The total disgust with the ‘iconic’ pretentions of his fellow architects brought architect Willem Jan Neutelings to the statement that all architects should again strive for normal, neutral architecture. All architects, except for himself. While admitting his hypocritical position, he argued he just loved to work on iconic buildings. He couldn’t help it. It is not the iconic building that seems to be the problem, but the amount of iconic buildings. It is a lot to take.

In the late nineteenth century in Amsterdam there was one lecture on architecture that caused a massive applause. It was a plea to flush all contemporary architecture ‘down the drain’. The cacophony of styles and opinions had reached a boiling point. It would still take a couple of decades before Modernism entered into the discussion. And even about that, the discussion never came to a hold. On the contrary, with the expansion of the number of architects, the discussion diversified ever more.

Now, a century later, the architecture of the nineteenth century is widely appreciated and protected everywhere. That is good news for iconic buildings too. Within a century we will love them anyway.

In 2009 again new icons will emerge. The economic downturn might delay or cancel some new projects, it will not undo our current practice. Eventually we will pick up the pace and build more iconic than ever. In 2009 architectural practice will only diversify further, with new offices being set up in Asia and the Middle-East. If there is one thing for sure, it will be that we will definitely not all like it. 2009? It’s going to be ugly!
Excellent essay with a killer last sentence, Michiel!

For a view on making the non-icon buildings, I'll direct everyone to Steven Ward's submission to the $100 Manifesto contest:

Toward a quiet architecture.

Modern architecture has often privileged the programmatic object-figure over considerations for continuity of the environment-field. The field remains unconsidered, underdeveloped, or ancillary to the disengaged and attention-grabbing object-figure.

In contrast, pre-modern urban forms evolved with a normative environment-field as the primary condition of urban engagement and cohesiveness which, once established, could then accommodate complementary incidental figures.

Architects' desire for recognition has prompted us to take every opportunity to draw attention to our projects, thereby continually adding to the visual clamor and chaos that defines the contemporary cityscape.

Why can't we just be quiet for a change?
Posted by: liberty bell on Dec 26, 08 | 10:04 pm
Mr.

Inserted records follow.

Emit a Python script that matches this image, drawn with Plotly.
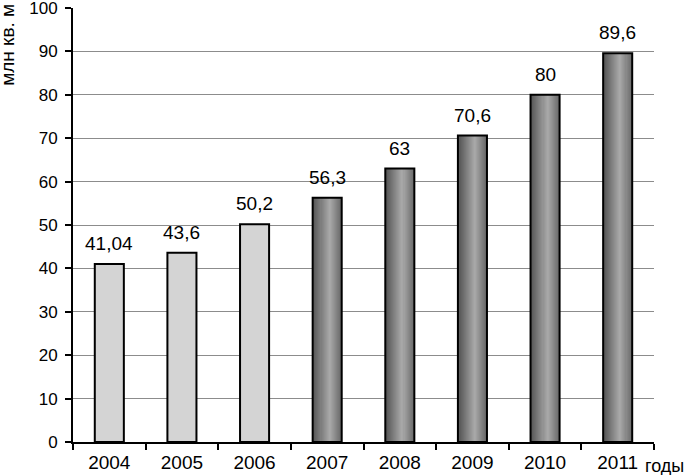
import plotly.graph_objects as go

years = ["2004", "2005", "2006", "2007", "2008", "2009", "2010", "2011"]
values = [41.04, 43.6, 50.2, 56.3, 63, 70.6, 80, 89.6]
labels = ["41,04", "43,6", "50,2", "56,3", "63", "70,6", "80", "89,6"]
y_ticks = [0, 10, 20, 30, 40, 50, 60, 70, 80, 90, 100]
light_years = years[:3]
light_values = values[:3]
dark_years = years[3:]
dark_values = values[3:]

BAR_W = 0.40
N_STRIPS = 28
FONT = "Liberation Sans, Arial, sans-serif"


def lerp(c1, c2, t):
    return tuple(int(round(a + (b - a) * t)) for a, b in zip(c1, c2))


def grad_color(t):
    stops = [(0.0, (80, 80, 80)), (0.6, (170, 170, 170)), (1.0, (105, 105, 105))]
    for (p0, c0), (p1, c1) in zip(stops[:-1], stops[1:]):
        if p0 <= t <= p1:
            c = lerp(c0, c1, (t - p0) / (p1 - p0))
            return "rgb(%d,%d,%d)" % c
    return "rgb(105,105,105)"


fig = go.Figure()

fig.add_trace(go.Bar(
    x=light_years, y=light_values, width=BAR_W,
    marker=dict(color="#d4d4d4", line=dict(color="black", width=2)),
    hoverinfo="skip", showlegend=False,
))

sw = BAR_W / N_STRIPS
for i in range(N_STRIPS):
    fig.add_trace(go.Bar(
        x=dark_years, y=dark_values, width=sw * 1.05,
        offset=-BAR_W / 2 + i * sw,
        marker=dict(color=grad_color((i + 0.5) / N_STRIPS), line=dict(width=0)),
        hoverinfo="skip", showlegend=False,
    ))

fig.add_trace(go.Bar(
    x=dark_years, y=dark_values, width=BAR_W,
    marker=dict(color="rgba(0,0,0,0)", line=dict(color="black", width=2)),
    hoverinfo="skip", showlegend=False,
))

for idx, (v, lab) in enumerate(zip(values, labels)):
    fig.add_annotation(x=idx, y=v, text=lab, showarrow=False, xref="x", yref="y",
                       yanchor="bottom", yshift=8,
                       font=dict(family=FONT, size=19, color="black"))

fig.add_annotation(text="млн кв. м", xref="paper", yref="paper", x=0, y=0.816,
                   xanchor="center", yanchor="bottom", xshift=-65,
                   textangle=-90, showarrow=False,
                   font=dict(family=FONT, size=19, color="black"))
fig.add_annotation(text="годы", xref="paper", yref="paper", x=1, y=0,
                   xanchor="left", yanchor="top", xshift=-11, yshift=-12,
                   showarrow=False,
                   font=dict(family=FONT, size=18, color="black"))

fig.update_layout(
    width=690, height=475,
    margin=dict(l=73, r=36, t=8, b=33, autoexpand=False),
    paper_bgcolor="white", plot_bgcolor="white",
    barmode="overlay",
    font=dict(family=FONT, size=18, color="black"),
)
fig.update_xaxes(
    type="category", categoryorder="array", categoryarray=years,
    showgrid=False, showline=True, linecolor="black", linewidth=2,
    ticks="outside", tickson="boundaries", ticklen=6, tickwidth=2, tickcolor="black",
    range=[-0.5, 7.5], tickfont=dict(size=19), ticklabelstandoff=2,
    automargin=False, ticklabeloverflow="allow",
)
fig.update_yaxes(
    range=[0, 100], tickmode="array", tickvals=y_ticks,
    showgrid=True, gridcolor="#8c8c8c", gridwidth=1,
    showline=True, linecolor="black", linewidth=2,
    ticks="outside", ticklen=6, tickwidth=2, tickcolor="black",
    zeroline=False, tickfont=dict(size=17), ticklabelstandoff=4,
    automargin=False, ticklabeloverflow="allow",
)

fig.write_html("out.html", config={"displayModeBar": False},
               post_script="document.body.style.margin='0';document.body.style.padding='0';")
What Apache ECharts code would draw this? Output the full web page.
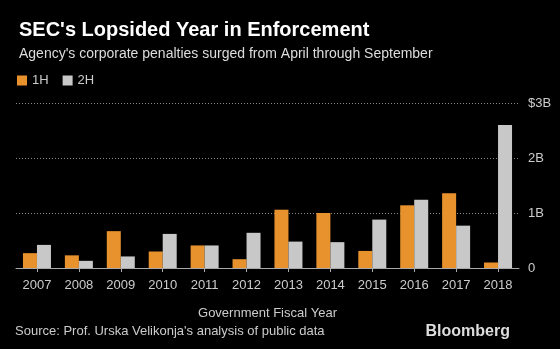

Van Raaij

You don't seem to distinguish property from style. Can you tell the difference between say, a plastic CD and the music that is on it?

In your next-to-last paragraph, you state:

Now, a century later, the architecture of the nineteenth century is widely appreciated and protected everywhere. That is good news for iconic buildings too. Within a century we will love them anyway.

While building may be destroyed, the architecture can be preserved in samples, drawings and photographs. You seem to confuse the architecture with the building, no?
Posted by: eje on Dec 29, 08 | 12:42 pm
I don't think I get your point, eje. Do you mean architecture can be preserved - and live on - in many ways, such as in a medium like photography?

I can only fully agree with that. Beatriz Colomina has written a great essay in the little book 'Architecture between spectacle and use'. She argues that the fame of Mies van der Rohe is mainly based on photographs of his work. A medium in that sense can be architecture too.

There is an interesting discussion on a similar subject on the work of SANAA here: http://www.eikongraphia.com/?p=2647

To get back to your point, I do believe architectural history is based on selection. We constantly decide what we value and what not, we constantly decide what to preserve and what not. What we value in nineteenth century architecture (and in iconic buildings alike) is not the physical buildings, but the architecture of it. And that is what we will preserve. And personally I think we should try to preserve the actual buildings, not just the photography.
Posted by: Michiel van Raaij on Dec 30, 08 | 5:04 pm
I don't think there's anything wrong with the drive for iconic buildings (even if there is, there's nothing we can really do about it), but I do think that there needs to be a push towards interaction and contextual consideration when it comes to the relationships between all these icons. Part of the problem is the selfishness and aloofness inherent in iconic buildings; architects might want to be a bit more humble in the future, not in paring down their designs into so-called "anti-icons" (which like you pointed out is a misleading term), but in considering their context so that these icons create a sense of cohesion and harmony rather than clash like schoolgirls in a popularity contest.

Not that it really matters though. No matter how iconic architecture gets, people become habituated so easily that you can be sure that even the most outrageous blobitecture will be tuned out after you've walked past/through it for the hundredth time.